* **Brief**
Would you transcribe all of the data exactly, down to the last character?
===
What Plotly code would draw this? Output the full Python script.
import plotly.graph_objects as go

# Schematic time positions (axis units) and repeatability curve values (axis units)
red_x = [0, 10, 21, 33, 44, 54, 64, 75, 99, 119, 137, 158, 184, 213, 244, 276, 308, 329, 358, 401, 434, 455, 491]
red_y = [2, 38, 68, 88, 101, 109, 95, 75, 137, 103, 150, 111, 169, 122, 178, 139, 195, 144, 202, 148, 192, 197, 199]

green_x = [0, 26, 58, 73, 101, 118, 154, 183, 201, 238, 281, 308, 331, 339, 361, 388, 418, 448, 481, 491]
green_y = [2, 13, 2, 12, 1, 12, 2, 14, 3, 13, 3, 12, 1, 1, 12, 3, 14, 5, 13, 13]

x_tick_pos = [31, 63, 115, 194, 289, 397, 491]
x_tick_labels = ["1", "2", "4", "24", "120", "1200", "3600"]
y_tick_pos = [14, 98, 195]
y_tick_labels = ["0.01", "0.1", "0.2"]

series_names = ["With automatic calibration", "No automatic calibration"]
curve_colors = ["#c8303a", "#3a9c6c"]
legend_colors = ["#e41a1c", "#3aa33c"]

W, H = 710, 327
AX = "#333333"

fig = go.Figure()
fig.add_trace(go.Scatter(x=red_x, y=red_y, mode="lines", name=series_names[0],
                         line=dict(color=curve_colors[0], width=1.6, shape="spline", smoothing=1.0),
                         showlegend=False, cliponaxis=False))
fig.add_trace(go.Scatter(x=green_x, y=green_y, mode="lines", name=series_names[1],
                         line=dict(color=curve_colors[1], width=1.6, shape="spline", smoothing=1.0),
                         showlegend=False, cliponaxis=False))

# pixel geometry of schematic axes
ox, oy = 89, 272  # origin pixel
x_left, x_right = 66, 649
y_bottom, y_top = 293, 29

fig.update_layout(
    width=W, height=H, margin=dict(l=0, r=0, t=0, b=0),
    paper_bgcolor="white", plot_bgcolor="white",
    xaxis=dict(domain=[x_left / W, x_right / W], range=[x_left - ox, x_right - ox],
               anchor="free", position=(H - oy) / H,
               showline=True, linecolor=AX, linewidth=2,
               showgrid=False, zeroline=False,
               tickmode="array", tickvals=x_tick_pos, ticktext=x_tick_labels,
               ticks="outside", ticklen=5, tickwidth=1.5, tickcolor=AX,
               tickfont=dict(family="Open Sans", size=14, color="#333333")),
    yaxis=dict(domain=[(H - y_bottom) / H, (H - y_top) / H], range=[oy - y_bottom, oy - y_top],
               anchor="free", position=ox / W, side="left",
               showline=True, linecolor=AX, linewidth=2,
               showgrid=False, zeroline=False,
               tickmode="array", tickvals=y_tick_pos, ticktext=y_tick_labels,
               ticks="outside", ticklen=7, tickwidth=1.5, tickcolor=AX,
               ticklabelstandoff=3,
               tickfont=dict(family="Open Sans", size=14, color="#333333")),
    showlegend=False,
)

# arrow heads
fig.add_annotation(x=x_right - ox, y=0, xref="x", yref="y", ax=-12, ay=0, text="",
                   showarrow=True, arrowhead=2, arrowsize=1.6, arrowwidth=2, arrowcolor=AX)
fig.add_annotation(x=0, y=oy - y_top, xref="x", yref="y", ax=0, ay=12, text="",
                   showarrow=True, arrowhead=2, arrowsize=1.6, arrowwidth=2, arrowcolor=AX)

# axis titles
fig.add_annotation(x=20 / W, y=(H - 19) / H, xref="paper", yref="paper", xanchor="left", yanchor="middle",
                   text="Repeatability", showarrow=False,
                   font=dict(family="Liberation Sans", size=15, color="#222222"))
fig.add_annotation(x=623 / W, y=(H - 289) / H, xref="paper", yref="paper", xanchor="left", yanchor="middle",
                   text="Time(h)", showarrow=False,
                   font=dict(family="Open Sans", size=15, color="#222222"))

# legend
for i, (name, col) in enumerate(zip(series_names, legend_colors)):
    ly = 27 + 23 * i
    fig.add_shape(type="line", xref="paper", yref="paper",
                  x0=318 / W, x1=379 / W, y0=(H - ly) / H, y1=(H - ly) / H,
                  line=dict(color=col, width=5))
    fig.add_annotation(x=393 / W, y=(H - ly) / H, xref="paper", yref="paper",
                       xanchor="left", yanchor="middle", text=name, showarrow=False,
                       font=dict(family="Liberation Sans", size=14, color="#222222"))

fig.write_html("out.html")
===
* **Solution for this task**
What Plotly code would draw this? Output the full Python script.
import plotly.graph_objects as go

# Schematic time positions (axis units) and repeatability curve values (axis units)
red_x = [0, 10, 21, 33, 44, 54, 64, 75, 99, 119, 137, 158, 184, 213, 244, 276, 308, 329, 358, 401, 434, 455, 491]
red_y = [2, 38, 68, 88, 101, 109, 95, 75, 137, 103, 150, 111, 169, 122, 178, 139, 195, 144, 202, 148, 192, 197, 199]

green_x = [0, 26, 58, 73, 101, 118, 154, 183, 201, 238, 281, 308, 331, 339, 361, 388, 418, 448, 481, 491]
green_y = [2, 13, 2, 12, 1, 12, 2, 14, 3, 13, 3, 12, 1, 1, 12, 3, 14, 5, 13, 13]

x_tick_pos = [31, 63, 115, 194, 289, 397, 491]
x_tick_labels = ["1", "2", "4", "24", "120", "1200", "3600"]
y_tick_pos = [14, 98, 195]
y_tick_labels = ["0.01", "0.1", "0.2"]

series_names = ["With automatic calibration", "No automatic calibration"]
curve_colors = ["#c8303a", "#3a9c6c"]
legend_colors = ["#e41a1c", "#3aa33c"]

W, H = 710, 327
AX = "#333333"

fig = go.Figure()
fig.add_trace(go.Scatter(x=red_x, y=red_y, mode="lines", name=series_names[0],
                         line=dict(color=curve_colors[0], width=1.6, shape="spline", smoothing=1.0),
                         showlegend=False, cliponaxis=False))
fig.add_trace(go.Scatter(x=green_x, y=green_y, mode="lines", name=series_names[1],
                         line=dict(color=curve_colors[1], width=1.6, shape="spline", smoothing=1.0),
                         showlegend=False, cliponaxis=False))

# pixel geometry of schematic axes
ox, oy = 89, 272  # origin pixel
x_left, x_right = 66, 649
y_bottom, y_top = 293, 29

fig.update_layout(
    width=W, height=H, margin=dict(l=0, r=0, t=0, b=0),
    paper_bgcolor="white", plot_bgcolor="white",
    xaxis=dict(domain=[x_left / W, x_right / W], range=[x_left - ox, x_right - ox],
               anchor="free", position=(H - oy) / H,
               showline=True, linecolor=AX, linewidth=2,
               showgrid=False, zeroline=False,
               tickmode="array", tickvals=x_tick_pos, ticktext=x_tick_labels,
               ticks="outside", ticklen=5, tickwidth=1.5, tickcolor=AX,
               tickfont=dict(family="Open Sans", size=14, color="#333333")),
    yaxis=dict(domain=[(H - y_bottom) / H, (H - y_top) / H], range=[oy - y_bottom, oy - y_top],
               anchor="free", position=ox / W, side="left",
               showline=True, linecolor=AX, linewidth=2,
               showgrid=False, zeroline=False,
               tickmode="array", tickvals=y_tick_pos, ticktext=y_tick_labels,
               ticks="outside", ticklen=7, tickwidth=1.5, tickcolor=AX,
               ticklabelstandoff=3,
               tickfont=dict(family="Open Sans", size=14, color="#333333")),
    showlegend=False,
)

# arrow heads
fig.add_annotation(x=x_right - ox, y=0, xref="x", yref="y", ax=-12, ay=0, text="",
                   showarrow=True, arrowhead=2, arrowsize=1.6, arrowwidth=2, arrowcolor=AX)
fig.add_annotation(x=0, y=oy - y_top, xref="x", yref="y", ax=0, ay=12, text="",
                   showarrow=True, arrowhead=2, arrowsize=1.6, arrowwidth=2, arrowcolor=AX)

# axis titles
fig.add_annotation(x=20 / W, y=(H - 19) / H, xref="paper", yref="paper", xanchor="left", yanchor="middle",
                   text="Repeatability", showarrow=False,
                   font=dict(family="Liberation Sans", size=15, color="#222222"))
fig.add_annotation(x=623 / W, y=(H - 289) / H, xref="paper", yref="paper", xanchor="left", yanchor="middle",
                   text="Time(h)", showarrow=False,
                   font=dict(family="Open Sans", size=15, color="#222222"))

# legend
for i, (name, col) in enumerate(zip(series_names, legend_colors)):
    ly = 27 + 23 * i
    fig.add_shape(type="line", xref="paper", yref="paper",
                  x0=318 / W, x1=379 / W, y0=(H - ly) / H, y1=(H - ly) / H,
                  line=dict(color=col, width=5))
    fig.add_annotation(x=393 / W, y=(H - ly) / H, xref="paper", yref="paper",
                       xanchor="left", yanchor="middle", text=name, showarrow=False,
                       font=dict(family="Liberation Sans", size=14, color="#222222"))

fig.write_html("out.html")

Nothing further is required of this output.